Wunderkinds of painting, photography, sculpture, digital art—or combinations thereof—we’ve singled out the top ten artists from the new class at Frieze New York. Including Whitney and Venice Biennale stars and artists quickly climbing the art world echelons, here’s a look at ten trending artists born post-1974—and ten reasons to be excited about Frieze New York.
10. Sanya Kantarovsky: Russian-born artist Sanya Kantarovsky produces video installations and sculptures, though he is best known for his paintings; his signature works often have thinly applied, wiped, or scraped layers of paint, and feature narrative scenes populated by isolated, sinewy figures.
9. Gregor Hildebrandt: Conceptual, Berlin-based artist Gregor Hildebrandt transforms the near-obsolete relics of recording technology—like VHS, cassettes, and vinyl records—into sculptures, paintings, photographs and installations. To make his signature paintings, Hildebrandt applies tapes directly to the canvas, making impressions with them before finally adhering the cassettes themselves.

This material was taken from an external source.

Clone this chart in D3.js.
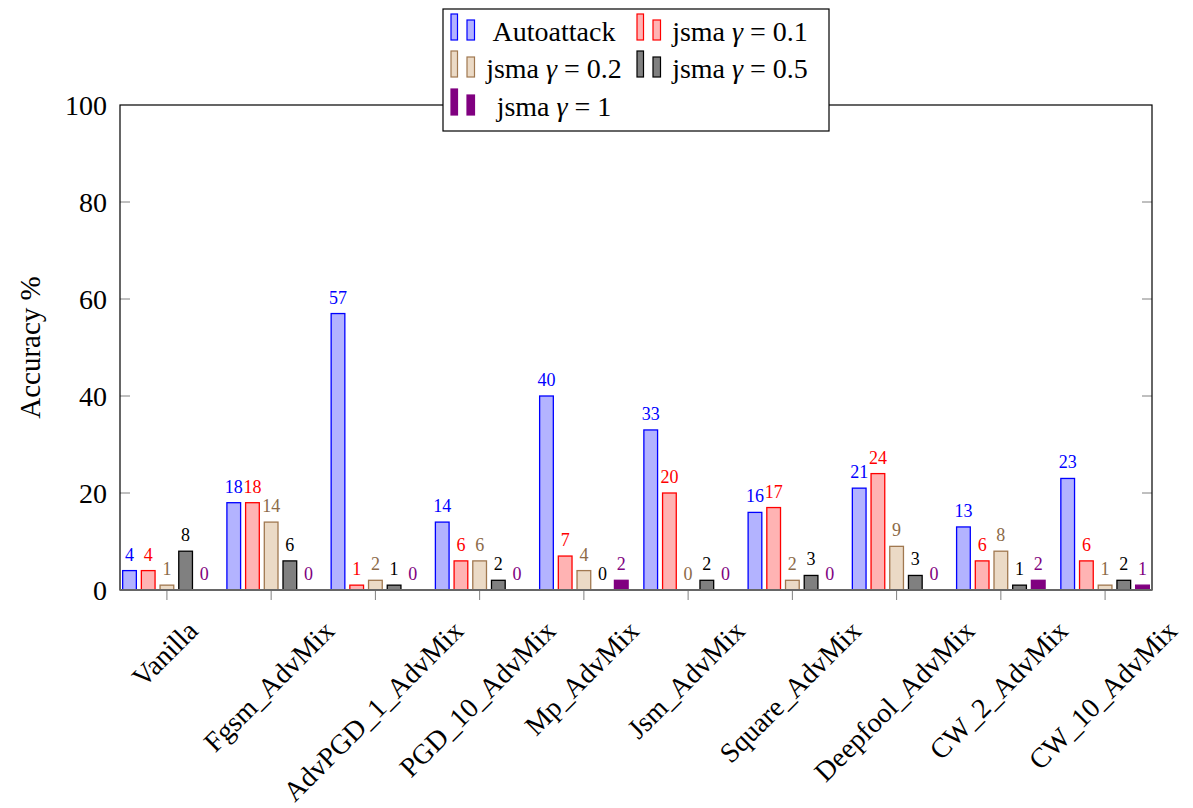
<!DOCTYPE html>
<html>
<head>
<meta charset="utf-8">
<script src="https://cdn.jsdelivr.net/npm/d3@7"></script>
<style>
  body { margin: 0; background: #fff; }
  text { font-family: "Liberation Serif", "DejaVu Serif", serif; }
</style>
</head>
<body>
<div id="chart"></div>
<script>
const width = 1193;
const height = 808;

const categories = ["Vanilla", "Fgsm_AdvMix", "AdvPGD_1_AdvMix", "PGD_10_AdvMix", "Mp_AdvMix",
                    "Jsm_AdvMix", "Square_AdvMix", "Deepfool_AdvMix", "CW_2_AdvMix", "CW_10_AdvMix"];
const seriesNames = ["Autoattack", "jsma γ = 0.1", "jsma γ = 0.2", "jsma γ = 0.5", "jsma γ = 1"];
const autoattack = [4, 18, 57, 14, 40, 33, 16, 21, 13, 23];
const jsma01 = [4, 18, 1, 6, 7, 20, 17, 24, 6, 6];
const jsma02 = [1, 14, 2, 6, 4, 0, 2, 9, 8, 1];
const jsma05 = [8, 6, 1, 2, 0, 2, 3, 3, 1, 2];
const jsma1 = [0, 0, 0, 0, 2, 0, 0, 0, 2, 1];
const yTicks = [0, 20, 40, 60, 80, 100];

const series = [autoattack, jsma01, jsma02, jsma05, jsma1];
const fills = ["#b3b3ff", "#ffb3b3", "#ebdac6", "#808080", "#800080"];
const strokes = ["#0000ff", "#ff0000", "#a07850", "#000000", "#800080"];
const labelColors = ["#0000ff", "#ff0000", "#8c6a48", "#000000", "#800080"];

const margin = {left: 120, right: 41, top: 105, bottom: 218};
const plotW = width - margin.left - margin.right;
const plotH = height - margin.top - margin.bottom;

const svg = d3.select("#chart").append("svg")
  .attr("width", width)
  .attr("height", height);

const x = d3.scalePoint().domain(categories).range([0, plotW]).padding(0.45);
const y = d3.scaleLinear().domain([0, 100]).range([plotH, 0]);
const barW = 13.7;
const barStep = 18.7;

const g = svg.append("g").attr("transform", `translate(${margin.left},${margin.top})`);

// ticks, inside on y, outside below on x
yTicks.forEach(t => {
  if (t === 0 || t === 100) return;
  g.append("line").attr("x1", 0).attr("x2", 10).attr("y1", y(t)).attr("y2", y(t))
    .attr("stroke", "#808080").attr("stroke-width", 1);
  g.append("line").attr("x1", plotW - 10).attr("x2", plotW).attr("y1", y(t)).attr("y2", y(t))
    .attr("stroke", "#808080").attr("stroke-width", 1);
});
categories.forEach(c => {
  g.append("line").attr("x1", x(c)).attr("x2", x(c)).attr("y1", plotH).attr("y2", plotH + 10)
    .attr("stroke", "#808080").attr("stroke-width", 1);
});

// bars
series.forEach((vals, s) => {
  const off = (s - 2) * barStep;
  g.selectAll(".bar" + s)
    .data(vals)
    .enter()
    .append("rect")
    .attr("x", (d, i) => x(categories[i]) + off - barW / 2)
    .attr("y", d => y(d))
    .attr("width", barW)
    .attr("height", d => plotH - y(d))
    .attr("fill", fills[s])
    .attr("stroke", strokes[s])
    .attr("stroke-width", 1.3);

  g.selectAll(".lab" + s)
    .data(vals)
    .enter()
    .append("text")
    .attr("x", (d, i) => x(categories[i]) + off)
    .attr("y", d => y(d) - 10)
    .attr("text-anchor", "middle")
    .attr("font-size", 18)
    .attr("fill", labelColors[s])
    .text(d => d);
});

// frame
g.append("rect").attr("x", 0).attr("y", 0).attr("width", plotW).attr("height", plotH)
  .attr("fill", "none").attr("stroke", "#000").attr("stroke-width", 1.2);
g.append("line").attr("x1", 0).attr("x2", plotW).attr("y1", plotH).attr("y2", plotH)
  .attr("stroke", "#666").attr("stroke-width", 2);

// y tick labels
yTicks.forEach(t => {
  g.append("text")
    .attr("x", -13)
    .attr("y", y(t))
    .attr("dy", "0.35em")
    .attr("text-anchor", "end")
    .attr("font-size", 28)
    .text(t);
});

// x tick labels, rotated, centred on the tick
categories.forEach(c => {
  const t = g.append("text")
    .attr("text-anchor", "middle")
    .attr("dominant-baseline", "middle")
    .attr("font-size", 28)
    .text(c);
  const L = t.node().getComputedTextLength();
  const cy = plotH + 38 + (L / 2) * Math.SQRT1_2;
  t.attr("transform", `translate(${x(c)},${cy}) rotate(-45)`);
});

// y label
svg.append("text")
  .attr("transform", `translate(40,${margin.top + y(50)}) rotate(-90)`)
  .attr("text-anchor", "middle")
  .attr("font-size", 29)
  .text("Accuracy %");

// legend
const legend = svg.append("g").attr("transform", "translate(443,9)");
legend.append("rect").attr("width", 386).attr("height", 122)
  .attr("fill", "#fff").attr("stroke", "#000").attr("stroke-width", 1.2);

const colX = [0, 186];
const rowBase = [31, 68, 106];
seriesNames.forEach((name, s) => {
  const col = s % 2, row = Math.floor(s / 2);
  const bx = colX[col] + 8;
  const base = rowBase[row];
  legend.append("rect").attr("x", bx).attr("y", base - 26).attr("width", 6.5).attr("height", 26)
    .attr("fill", fills[s]).attr("stroke", strokes[s]).attr("stroke-width", 1.2);
  legend.append("rect").attr("x", bx + 16).attr("y", base - 20).attr("width", 7.5).attr("height", 20)
    .attr("fill", fills[s]).attr("stroke", strokes[s]).attr("stroke-width", 1.2);
  const parts = name.split("γ");
  const txt = legend.append("text")
    .attr("x", colX[col] + 111)
    .attr("y", base + 1)
    .attr("text-anchor", "middle")
    .attr("font-size", 28);
  txt.append("tspan").text(parts[0]);
  if (parts.length > 1) {
    txt.append("tspan").attr("font-style", "italic").text("γ");
    txt.append("tspan").text(parts[1]);
  }
});
</script>
</body>
</html>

8. Daniel Gordon:Brooklyn-based photographer Daniel Gordon turns his medium on its head: his large-scale C-prints are of three-dimensional sculptures and tableaus built from digital images gleaned from online sources. Gordon’s layered work is intensely transparent and revealing of the artist’s hand, tearing, cutting, and mashing the images together.
7. Amalia Pica: Argentine artist Amalia Pica is known to reference obsolete technologies, evidenced in her 2013 work The wireless way in low visibility (recreation of the first system for non cable transmission, as seen on TV),which recreates an experiment by the early 20th-century Italian inventor Guglielmo Marconi, and which is on view at Johann König’s booth.
6. Eddie Peake: British artist Eddie Peake takes multidisciplinary approaches in his ongoing exploration of the lapses in various modes of communication, and the ambiguities of sexuality and gender. Peake’s oeuvre has included video, photography, painting, sculpture, installation, and choreographed performances with sound.
5. Katherine Bernhardt: Rendering female models and celebrities on large-scale canvases and with quick, expressive brushstrokes, painter Katherine Bernhardt examines representations of beauty in mainstream media and fashion photography. Her recent works feature repeating motifs of colorful objects, like pizza, basketballs, and fruit.
4. Danh Vo: Berlin-based artist Dahn Vo’s conceptual works explore themes of appropriation and fragmentation, incorporating his experience as a Vietnamese-born Danish citizen and consistently using his own life as material. Last year, Vo was featured in the 2013 Venice Biennale, where he presented the ruins of a 200-year-old Catholic church that he had shipped from Vietnam.
3. Cory Arcangel: Based in Brooklyn, Cory Arcangel is a post-conceptual artist known for technology-based art, often involving modified videogames and computer software, music, and performance. Arcangel was featured in the 2004 Whitney Biennial, and in 2011, became the youngest artist since Bruce Nauman to be granted an exhibition spanning an entire floor of the Whitney.
2. Alexander Tovborg: Influenced by religious art and metaphysics, Danish artist Alexander Tovborg creates semi-abstract paintings, sculptures, and drawings that combine biomorphic forms, patterns, and dream imagery. He blends his imagination and dream experiences with Western religion and European folk traditions, a combination that gives his paintings a mythic dimension and the objects and occasional figures in them an almost archetypal significance.
1. Jeppe Hein: Danish artist Jeppe Hein creates installations that challenge the traditional notion of the passive viewer. His site-specific works are conceptual, interactive, and often activated by their viewers, such as the polished steel Geometric Mirrors featured in the sculpture garden at Frieze London 2013, which offered reflections of passersby.